**DATASET EXTRACT:**
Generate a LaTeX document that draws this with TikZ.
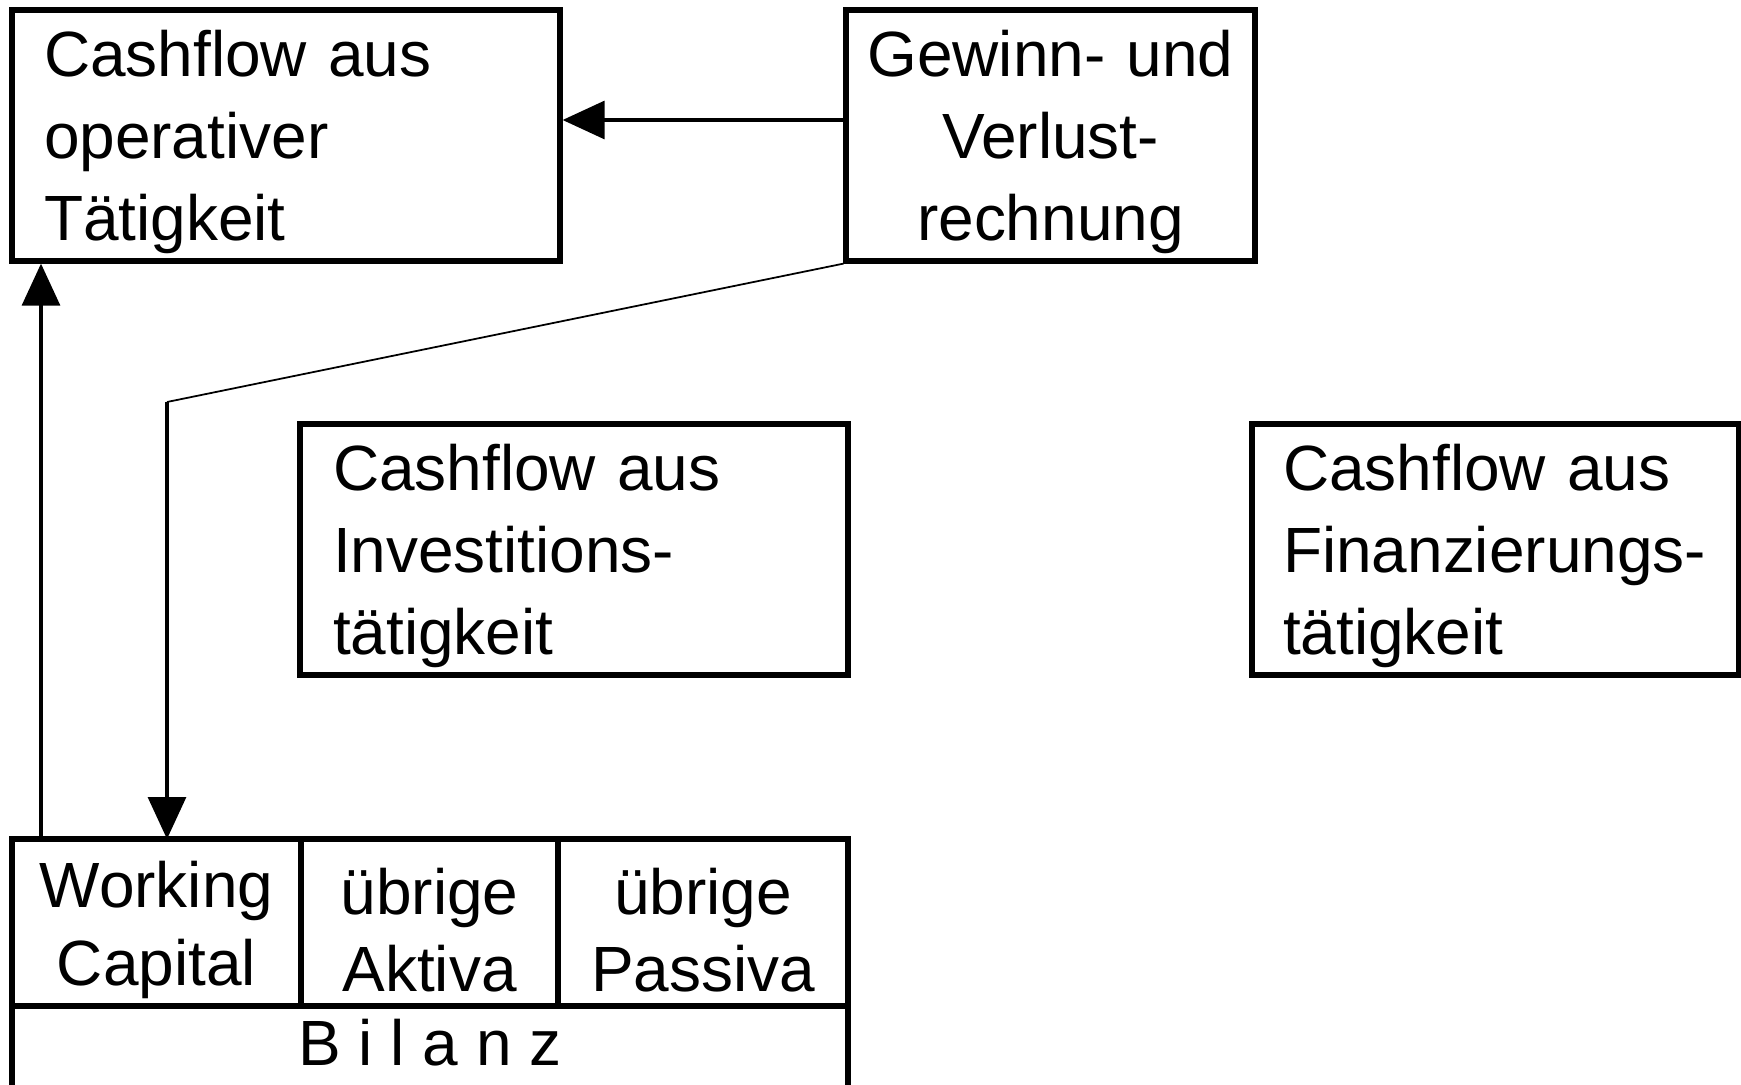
\documentclass[tikz,border=0pt]{standalone}
\usepackage{fontspec}
\setmainfont{Liberation Sans}
\usepackage{tikz}
\usetikzlibrary{arrows.meta, positioning, calc}

\begin{document}
\begin{tikzpicture}[
            font=\fontsize{18.2pt}{23.3pt}\selectfont,
            flow_box/.style={rectangle, draw=black, line width=1.5pt, minimum height=2.51cm, inner xsep=0.32cm, inner ysep=0.05cm, text height=0.6cm, align=left},
            cell/.style={rectangle, draw=black, line width=1.5pt, minimum height=1.67cm, inner sep=0pt, outer sep=0pt, text height=1.39cm, align=center, font=\fontsize{18.2pt}{22.1pt}\selectfont},
            data_flow/.style={-{Triangle[length=0.42cm, width=0.38cm]}, line width=0.9pt},
            thin_flow/.style={line width=0.5pt}
        ]

            \useasboundingbox (0,0) rectangle (17.41,10.84);

% Cashflow boxes
            \node[flow_box, text width=4.84cm] (operativ) at (2.86,9.485) {Cashflow aus\\operativer\\Tätigkeit};
            \node[flow_box, text width=3.69cm, align=center, inner xsep=0.2cm] (guv) at (10.505,9.485) {Gewinn- und\\Verlust-\\rechnung};
            \node[flow_box, text width=4.82cm, inner xsep=0.33cm] (invest) at (5.74,5.345) {Cashflow aus\\Investitions-\\tätigkeit};
            \node[flow_box, text width=4.25cm, inner xsep=0.31cm] (finanz) at (14.955,5.345) {Cashflow aus\\Finanzierungs-\\tätigkeit};

% Bilanz
            \node[cell, minimum width=2.89cm] (wc) at (1.565,1.615) {Working\\Capital};
            \node[cell, minimum width=2.57cm, right=0pt of wc] (aktiva) {übrige\\Aktiva};
            \node[cell, minimum width=2.90cm, right=0pt of aktiva] (passiva) {übrige\\Passiva};
            \node[cell, minimum width=8.36cm, minimum height=0pt, anchor=north west, inner ysep=0.13cm, text height=0.46cm, text depth=1cm] (bilanz) at (wc.south west) {B i l a n z};

% Connectors
            \coordinate (knick) at (1.67,6.82);
            \draw[data_flow] ([yshift=0.155cm]guv.west) -- ([yshift=0.155cm]guv.west -| operativ.east);
            \draw[data_flow] ([xshift=0.29cm]wc.north west) -- ([xshift=0.29cm]wc.north west |- operativ.south);
            \draw[thin_flow] (guv.south west) -- (knick);
            \draw[data_flow] (knick) -- (knick |- wc.north);

        \end{tikzpicture}
\end{document}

**STATED TASK:** Write out each line again precisely as it appears, skipping every picture.

**FINISHED TASK:**
Generate a LaTeX document that draws this with TikZ.
\documentclass[tikz,border=0pt]{standalone}
\usepackage{fontspec}
\setmainfont{Liberation Sans}
\usepackage{tikz}
\usetikzlibrary{arrows.meta, positioning, calc}

\begin{document}
\begin{tikzpicture}[
            font=\fontsize{18.2pt}{23.3pt}\selectfont,
            flow_box/.style={rectangle, draw=black, line width=1.5pt, minimum height=2.51cm, inner xsep=0.32cm, inner ysep=0.05cm, text height=0.6cm, align=left},
            cell/.style={rectangle, draw=black, line width=1.5pt, minimum height=1.67cm, inner sep=0pt, outer sep=0pt, text height=1.39cm, align=center, font=\fontsize{18.2pt}{22.1pt}\selectfont},
            data_flow/.style={-{Triangle[length=0.42cm, width=0.38cm]}, line width=0.9pt},
            thin_flow/.style={line width=0.5pt}
        ]

            \useasboundingbox (0,0) rectangle (17.41,10.84);

% Cashflow boxes
            \node[flow_box, text width=4.84cm] (operativ) at (2.86,9.485) {Cashflow aus\\operativer\\Tätigkeit};
            \node[flow_box, text width=3.69cm, align=center, inner xsep=0.2cm] (guv) at (10.505,9.485) {Gewinn- und\\Verlust-\\rechnung};
            \node[flow_box, text width=4.82cm, inner xsep=0.33cm] (invest) at (5.74,5.345) {Cashflow aus\\Investitions-\\tätigkeit};
            \node[flow_box, text width=4.25cm, inner xsep=0.31cm] (finanz) at (14.955,5.345) {Cashflow aus\\Finanzierungs-\\tätigkeit};

% Bilanz
            \node[cell, minimum width=2.89cm] (wc) at (1.565,1.615) {Working\\Capital};
            \node[cell, minimum width=2.57cm, right=0pt of wc] (aktiva) {übrige\\Aktiva};
            \node[cell, minimum width=2.90cm, right=0pt of aktiva] (passiva) {übrige\\Passiva};
            \node[cell, minimum width=8.36cm, minimum height=0pt, anchor=north west, inner ysep=0.13cm, text height=0.46cm, text depth=1cm] (bilanz) at (wc.south west) {B i l a n z};

% Connectors
            \coordinate (knick) at (1.67,6.82);
            \draw[data_flow] ([yshift=0.155cm]guv.west) -- ([yshift=0.155cm]guv.west -| operativ.east);
            \draw[data_flow] ([xshift=0.29cm]wc.north west) -- ([xshift=0.29cm]wc.north west |- operativ.south);
            \draw[thin_flow] (guv.south west) -- (knick);
            \draw[data_flow] (knick) -- (knick |- wc.north);

        \end{tikzpicture}
\end{document}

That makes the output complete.